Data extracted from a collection
══════

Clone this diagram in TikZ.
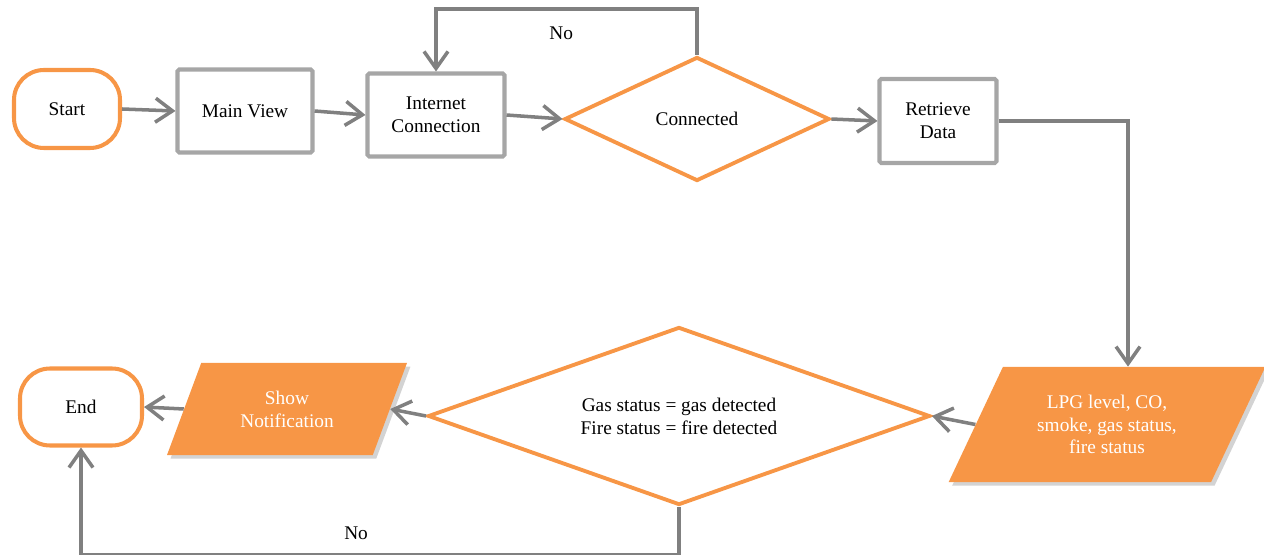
\documentclass[tikz,border=0pt]{standalone}
\usepackage{fontspec}
\setmainfont{Liberation Serif}
\usepackage{xcolor}
\usetikzlibrary{shapes.geometric,arrows.meta,positioning,shadows}
\definecolor{flowOrange}{HTML}{F79646}
\definecolor{boxGray}{HTML}{A6A6A6}
\definecolor{lineGray}{HTML}{808080}

\begin{document}
\begin{tikzpicture}[
    font=\fontsize{11}{13}\selectfont,
    term/.style={rectangle, draw=flowOrange, line width=2.3pt, rounded corners=0.6cm, align=center},
    box/.style={rectangle, draw=boxGray, line width=2.3pt, rounded corners=1pt, align=center},
    decision/.style={diamond, draw=flowOrange, line width=2.2pt, inner sep=0pt, align=center},
    io/.style={trapezium, trapezium stretches=true, fill=flowOrange, text=white, align=center,
        drop shadow={shadow xshift=2pt, shadow yshift=-2pt, opacity=0.35}},
    arrow/.style={-{Straight Barb[length=3.4mm,width=4.8mm]}, lineGray, line width=2pt}
]
    \useasboundingbox (0,0) rectangle (25.28,11.08);

    % Top row
    \node[term, minimum width=2.12cm, minimum height=1.56cm] (start) at (1.34,8.90) {Start};
    \node[box, minimum width=2.7cm, minimum height=1.66cm] (main) at (4.90,8.86) {Main View};
    \node[box, minimum width=2.74cm, minimum height=1.66cm] (inet) at (8.72,8.78) {Internet\\Connection};
    \node[decision, minimum width=5.3cm, minimum height=2.48cm, shape aspect=2.1] (conn) at (13.94,8.70) {Connected};
    \node[box, minimum width=2.34cm, minimum height=1.68cm] (fetch) at (18.76,8.66) {Retrieve\\Data};

    % Bottom row
    \node[io, trapezium left angle=61, trapezium right angle=119, minimum width=6.34cm, minimum height=2.3cm] (sensors) at (22.14,2.59) {LPG level, CO,\\smoke, gas status,\\fire status};
    \node[decision, minimum width=10.04cm, minimum height=3.56cm, shape aspect=2.8] (alarm) at (13.58,2.76) {Gas status = gas detected\\Fire status = fire detected};
    \node[io, trapezium left angle=66.5, trapezium right angle=113.5, minimum width=4.82cm, minimum height=1.84cm] (notify) at (5.74,2.90) {Show\\Notification};
    \node[term, minimum width=2.44cm, minimum height=1.54cm] (finish) at (1.62,2.94) {End};

    % Connectors
    \draw[arrow] (start.east) -- (main.west);
    \draw[arrow] (main.east) -- (inet.west);
    \draw[arrow] (inet.east) -- (conn.west);
    \draw[arrow] (conn.east) -- (fetch.west);
    \draw[arrow] (conn.north) -- ++(0,0.92) -| node[pos=0.26, below=2mm, text=black] {No} (inet.north);
    \draw[arrow] (fetch.east) -| ([xshift=0.42cm]sensors.north);
    \draw[arrow] (sensors.west) -- (alarm.east);
    \draw[arrow] (alarm.west) -- (notify.east);
    \draw[arrow] (notify.west) -- (finish.east);
    \draw[arrow] (alarm.south) -- ++(0,-0.95) -| node[pos=0.27, above=1.5mm, text=black] {No} (finish.south);
\end{tikzpicture}
\end{document}
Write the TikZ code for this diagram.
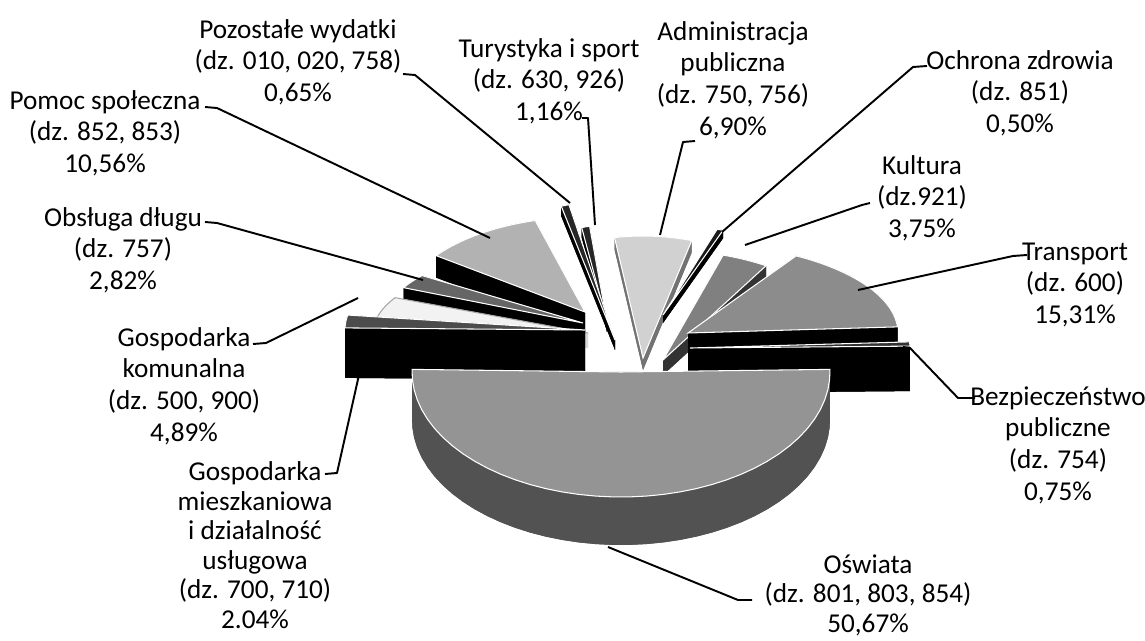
\documentclass[tikz,border=0pt]{standalone}
\usepackage{fontspec}
\setmainfont{Carlito}
\tikzstyle{lbl} = [align=center, inner sep=0pt, font=\fontsize{15.5}{18}\selectfont]
\tikzstyle{lbltight} = [align=center, inner sep=0pt, font=\fontsize{15.5}{16.8}\selectfont]
\tikzstyle{leader} = [line width=1.1pt, line join=round]
% 3D slice: apex x, apex y, x radius, y radius, start, end angle, depth, top, side
\newcommand{\pieslice}[9]{%
  \fill[#9] ({#1},{#2+#7}) -- plot[domain=#5:#6,samples=40] ({#1+#3*cos(\x)},{#2+#7-#4*sin(\x)}) -- cycle;
  \fill[#9] ({#1},{#2}) -- ({#1+#3*cos(#5)},{#2-#4*sin(#5)}) -- ({#1+#3*cos(#5)},{#2+#7-#4*sin(#5)}) -- ({#1},{#2+#7}) -- cycle;
  \fill[#9] ({#1},{#2}) -- ({#1+#3*cos(#6)},{#2-#4*sin(#6)}) -- ({#1+#3*cos(#6)},{#2+#7-#4*sin(#6)}) -- ({#1},{#2+#7}) -- cycle;
  \fill[#9] plot[domain=#5:#6,samples=40] ({#1+#3*cos(\x)},{#2-#4*sin(\x)}) -- plot[domain=#6:#5,samples=40] ({#1+#3*cos(\x)},{#2+#7-#4*sin(\x)}) -- cycle;
  \filldraw[line width=0.6pt, #8] ({#1},{#2}) -- plot[domain=#5:#6,samples=40] ({#1+#3*cos(\x)},{#2-#4*sin(\x)}) -- cycle;
}

\begin{document}
\begin{tikzpicture}[x=0.02cm, y=-0.02cm]
\useasboundingbox (0,0) rectangle (1145,641);

% slices, back to front
\pieslice{643}{358}{180}{122}{74.3}{99.1}{12}{fill=black!18,draw=white}{fill=black!55}
\pieslice{607}{322}{110}{97}{99.1}{103.3}{10}{fill=black!85,draw=white}{fill=black}
\pieslice{615}{340}{200}{139}{103.3}{105.6}{10}{fill=black!85,draw=white}{fill=black}
\pieslice{663}{315}{200}{89}{72.5}{74.3}{8}{fill=black!90,draw=white}{fill=black}
\pieslice{663}{360}{200}{110}{59}{72.5}{15}{fill=black!50,draw=white}{fill=black!80}
\pieslice{585}{312}{185}{95}{105.6}{143.6}{22}{fill=black!30,draw=white}{fill=black}
\pieslice{688}{333}{210}{90}{3.9}{59}{45}{fill=black!45,draw=white}{fill=black}
\pieslice{583}{323}{200}{80}{143.6}{153.8}{22}{fill=black!60,draw=white}{fill=black}
\pieslice{588}{333}{215}{80}{153.8}{171.4}{15}{fill=black!5,draw=black!35}{fill=black!15}
\pieslice{585}{330}{240}{100}{171.4}{178.8}{50}{fill=black!70,draw=white}{fill=black}
\pieslice{690}{348}{220}{90}{1.2}{3.9}{45}{fill=black!80,draw=white}{fill=black}
\pieslice{621}{372}{209}{125}{178.8}{361.2}{48}{fill=black!42,draw=white}{fill=black!68}

% labels
\node (pozostale) [lbl] at (298,62) {Pozostałe wydatki\\(dz. 010, 020, 758)\\0,65\%};
\node (turystyka) [lbl] at (549,81) {Turystyka i sport\\(dz. 630, 926)\\1,16\%};
\node (admin) [lbl] at (733,80) {Administracja\\publiczna\\(dz. 750, 756)\\6,90\%};
\node (ochrona) [lbl] at (1020,93) {Ochrona zdrowia\\(dz. 851)\\0,50\%};
\node (kultura) [lbl] at (922,198) {Kultura\\(dz.921)\\3,75\%};
\node (transport) [lbl] at (1075,285) {Transport\\(dz. 600)\\15,31\%};
\node (bezp) [lbl] at (1058,445) {Bezpieczeństwo\\publiczne\\(dz. 754)\\0,75\%};
\node (oswiata) [lbltight] at (868,595) {Oświata\\(dz. 801, 803, 854)\\50,67\%};
\node (gospmiesz) [lbltight] at (255,545) {Gospodarka\\mieszkaniowa\\i działalność\\usługowa\\(dz. 700, 710)\\2.04\%};
\node (gospkom) [lbl] at (184,386) {Gospodarka\\komunalna\\(dz. 500, 900)\\4,89\%};
\node (obsluga) [lbl] at (123,250) {Obsługa długu\\(dz. 757)\\2,82\%};
\node (pomoc) [lbl] at (105,133) {Pomoc społeczna\\(dz. 852, 853)\\10,56\%};

% leader ends
\coordinate (pozostaleA) at (403,74);   \coordinate (pozostaleB) at (570,203);
\coordinate (turystykaA) at (582,118);  \coordinate (turystykaB) at (595,225);
\coordinate (adminA) at (695,141);      \coordinate (adminB) at (660,235);
\coordinate (ochronaA) at (927,66);     \coordinate (ochronaB) at (722,232);
\coordinate (kulturaA) at (870,203);    \coordinate (kulturaB) at (745,245);
\coordinate (transportA) at (1027,255); \coordinate (transportB) at (858,290);
\coordinate (bezpA) at (975,398);       \coordinate (bezpB) at (903,347);
\coordinate (oswiataA) at (752,600);    \coordinate (oswiataB) at (608,547);
\coordinate (gospmieszA) at (325,474);  \coordinate (gospmieszB) at (363,357);
\coordinate (gospkomA) at (253,344);    \coordinate (gospkomB) at (358,298);
\coordinate (obslugaA) at (205,222);    \coordinate (obslugaB) at (423,280);
\coordinate (pomocA) at (205,107);      \coordinate (pomocB) at (490,238);

\draw [leader] (pozostaleA) -- ++(12,1) -- (pozostaleB);
\draw [leader] (turystykaA) -- ++(6,0) -- (turystykaB);
\draw [leader] (adminA) -- ++(-12,1) -- (adminB);
\draw [leader] (ochronaA) -- ++(-14,1) -- (ochronaB);
\draw [leader] (kulturaA) -- ++(-8,2) -- (kulturaB);
\draw [leader] (transportA) -- ++(-14,1) -- (transportB);
\draw [leader] (bezpA) -- ++(-17,0) -- ++(-48,-50) -- (bezpB);
\draw [leader] (oswiataA) -- ++(-14,0) -- (oswiataB);
\draw [leader] (gospmieszA) -- ++(12,-1) -- (gospmieszB);
\draw [leader] (gospkomA) -- ++(13,-1) -- (gospkomB);
\draw [leader] (obslugaA) -- ++(12,1) -- (obslugaB);
\draw [leader] (pomocA) -- ++(12,1) -- (pomocB);

\end{tikzpicture}
\end{document}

══════

PROBLEM DETAILS
Take the lines above from the top of the records through the one with "minimum width=2.34cm, minimum" and repeat them exactly, without any pictures.

TASK RESPONSE
Clone this diagram in TikZ.
\documentclass[tikz,border=0pt]{standalone}
\usepackage{fontspec}
\setmainfont{Liberation Serif}
\usepackage{xcolor}
\usetikzlibrary{shapes.geometric,arrows.meta,positioning,shadows}
\definecolor{flowOrange}{HTML}{F79646}
\definecolor{boxGray}{HTML}{A6A6A6}
\definecolor{lineGray}{HTML}{808080}

\begin{document}
\begin{tikzpicture}[
    font=\fontsize{11}{13}\selectfont,
    term/.style={rectangle, draw=flowOrange, line width=2.3pt, rounded corners=0.6cm, align=center},
    box/.style={rectangle, draw=boxGray, line width=2.3pt, rounded corners=1pt, align=center},
    decision/.style={diamond, draw=flowOrange, line width=2.2pt, inner sep=0pt, align=center},
    io/.style={trapezium, trapezium stretches=true, fill=flowOrange, text=white, align=center,
        drop shadow={shadow xshift=2pt, shadow yshift=-2pt, opacity=0.35}},
    arrow/.style={-{Straight Barb[length=3.4mm,width=4.8mm]}, lineGray, line width=2pt}
]
    \useasboundingbox (0,0) rectangle (25.28,11.08);

    % Top row
    \node[term, minimum width=2.12cm, minimum height=1.56cm] (start) at (1.34,8.90) {Start};
    \node[box, minimum width=2.7cm, minimum height=1.66cm] (main) at (4.90,8.86) {Main View};
    \node[box, minimum width=2.74cm, minimum height=1.66cm] (inet) at (8.72,8.78) {Internet\\Connection};
    \node[decision, minimum width=5.3cm, minimum height=2.48cm, shape aspect=2.1] (conn) at (13.94,8.70) {Connected};
    \node[box, minimum width=2.34cm, minimum height=1.68cm] (fetch) at (18.76,8.66) {Retrieve\\Data};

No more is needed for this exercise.